### WORK TO COMPLETE
Repeat, exactly and only, the lines from the beginning of the data through the line with "import matplotlib.pyplot as plt". Pictures are left out.

### DATA BLOCK
********

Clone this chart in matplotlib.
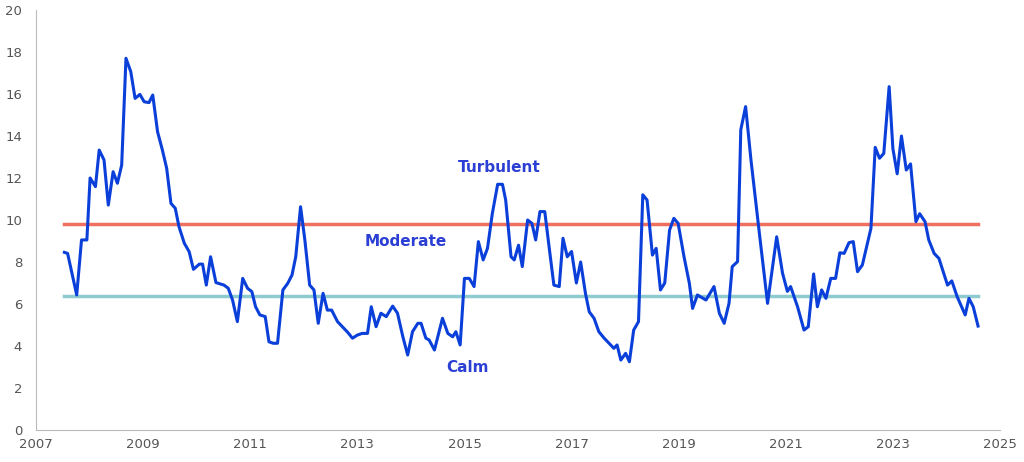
import matplotlib
matplotlib.use("Agg")
import matplotlib.pyplot as plt

# series (decimal year, index value)
years = [
    2007.53, 2007.59, 2007.76, 2007.85, 2007.95, 2008.01, 2008.11, 2008.18, 2008.27, 2008.35,
    2008.44, 2008.52, 2008.60, 2008.68, 2008.77, 2008.85, 2008.94, 2009.02, 2009.11, 2009.18,
    2009.27, 2009.36, 2009.44, 2009.52, 2009.60, 2009.67, 2009.77, 2009.86, 2009.94, 2010.05,
    2010.11, 2010.18, 2010.26, 2010.36, 2010.51, 2010.59, 2010.67, 2010.76, 2010.86, 2010.95,
    2011.03, 2011.10, 2011.18, 2011.28, 2011.35, 2011.43, 2011.51, 2011.61, 2011.70, 2011.78,
    2011.85, 2011.94, 2012.02, 2012.11, 2012.19, 2012.27, 2012.36, 2012.44, 2012.52, 2012.63,
    2012.72, 2012.81, 2012.91, 2013.00, 2013.09, 2013.19,
    2013.26, 2013.35, 2013.44, 2013.54, 2013.66, 2013.75, 2013.85, 2013.94, 2014.03, 2014.13,
    2014.19, 2014.28, 2014.34, 2014.44, 2014.59, 2014.69, 2014.78, 2014.84, 2014.92, 2015.00,
    2015.09, 2015.18, 2015.26, 2015.35, 2015.43, 2015.52, 2015.62, 2015.71, 2015.77, 2015.87,
    2015.93, 2016.01, 2016.08, 2016.18, 2016.26, 2016.33, 2016.41, 2016.50, 2016.58, 2016.67,
    2016.77, 2016.84, 2016.92, 2017.00, 2017.09, 2017.17, 2017.26, 2017.33, 2017.42, 2017.51,
    2017.61, 2017.70, 2017.79, 2017.85, 2017.92, 2018.01, 2018.08, 2018.16, 2018.25, 2018.33,
    2018.41, 2018.51, 2018.58, 2018.66, 2018.74, 2018.83, 2018.91, 2018.99,
    2019.10, 2019.20, 2019.26, 2019.35, 2019.51, 2019.66, 2019.76, 2019.85, 2019.94, 2020.00,
    2020.10, 2020.16, 2020.25, 2020.35, 2020.50, 2020.66, 2020.83, 2020.94, 2021.03, 2021.09,
    2021.22, 2021.34, 2021.42, 2021.52, 2021.59, 2021.67, 2021.75, 2021.84, 2021.93, 2022.01,
    2022.09, 2022.18, 2022.26, 2022.34, 2022.43, 2022.59, 2022.67, 2022.75, 2022.83, 2022.93,
    2023.00, 2023.08, 2023.16, 2023.25, 2023.33, 2023.43, 2023.50, 2023.60, 2023.67, 2023.77,
    2023.86, 2024.02, 2024.10, 2024.20, 2024.35, 2024.42, 2024.50, 2024.59,
]
values = [
    8.46, 8.41, 6.43, 9.05, 9.05, 12.0, 11.59, 13.33, 12.86, 10.71,
    12.3, 11.75, 12.62, 17.7, 17.06, 15.79, 15.98, 15.63, 15.59, 15.95,
    14.2, 13.33, 12.46, 10.79, 10.56, 9.68, 8.89, 8.49, 7.65, 7.9,
    7.9, 6.9, 8.25, 7.02, 6.9, 6.75, 6.19, 5.16, 7.22, 6.75,
    6.59, 5.87, 5.48, 5.4, 4.2, 4.13, 4.13, 6.67, 6.98, 7.38,
    8.25, 10.63, 9.05, 6.9, 6.67, 5.08, 6.51, 5.71, 5.71, 5.16,
    4.92, 4.68, 4.37, 4.52, 4.6, 4.6,
    5.87, 4.92, 5.56, 5.4, 5.9, 5.56, 4.44, 3.57, 4.68, 5.08,
    5.08, 4.37, 4.29, 3.81, 5.32, 4.6, 4.44, 4.68, 4.05, 7.22,
    7.22, 6.83, 8.97, 8.1, 8.65, 10.3, 11.7, 11.7, 10.95, 8.25,
    8.1, 8.8, 7.78, 10.0, 9.84, 9.05, 10.4, 10.4, 8.73, 6.9,
    6.83, 9.13, 8.25, 8.5, 7.0, 8.0, 6.5, 5.63, 5.32, 4.68,
    4.37, 4.13, 3.89, 4.05, 3.33, 3.65, 3.25, 4.76, 5.16, 11.2,
    10.95, 8.33, 8.65, 6.67, 7.0, 9.52, 10.08, 9.84,
    8.25, 6.98, 5.79, 6.43, 6.19, 6.83, 5.56, 5.08, 6.03, 7.78,
    8.02, 14.3, 15.4, 12.86, 9.52, 6.03, 9.2, 7.46, 6.6, 6.83,
    5.87, 4.76, 4.92, 7.43, 5.87, 6.67, 6.27, 7.22, 7.22, 8.44,
    8.41, 8.92, 8.97, 7.54, 7.86, 9.6, 13.46, 12.94, 13.17, 16.35,
    13.4, 12.2, 14.0, 12.38, 12.67, 9.92, 10.3, 9.92, 9.05, 8.41,
    8.17, 6.9, 7.1, 6.35, 5.48, 6.27, 5.87, 4.95,
]

moderate_level = 9.8
calm_level = 6.4
x_ticks = list(range(2007, 2026, 2))
y_ticks = list(range(0, 21, 2))

fig = plt.figure(figsize=(10.24, 4.62), dpi=100)
ax = fig.add_axes([36 / 1024, 32 / 462, (1000 - 36) / 1024, 420 / 462])

ax.plot([years[0], years[-1]], [moderate_level] * 2, color="#f0705f", lw=2.5, zorder=2)
ax.plot([years[0], years[-1]], [calm_level] * 2, color="#8dcbd0", lw=2.5, zorder=2)
ax.plot(years, values, color="#0a3fd9", lw=2.2, zorder=3)

label_style = dict(color="#2b3fd4", fontsize=11, fontweight="bold", ha="center", va="center")
ax.text(2015.65, 12.5, "Turbulent", **label_style)
ax.text(2013.9, 9.0, "Moderate", **label_style)
ax.text(2015.05, 3.0, "Calm", **label_style)

ax.set_xlim(2007, 2025)
ax.set_ylim(0, 20)
ax.set_xticks(x_ticks)
ax.set_yticks(y_ticks)
ax.tick_params(colors="#555555", labelsize=9.5, length=0)
ax.tick_params(axis="y", pad=10)
ax.tick_params(axis="x", pad=6)
for side in ["top", "right"]:
    ax.spines[side].set_visible(False)
for side in ["left", "bottom"]:
    ax.spines[side].set_color("#bbbbbb")

fig.savefig("out.png", dpi=100)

********

### FINISHED ANSWER
Clone this chart in matplotlib.
import matplotlib
matplotlib.use("Agg")
import matplotlib.pyplot as plt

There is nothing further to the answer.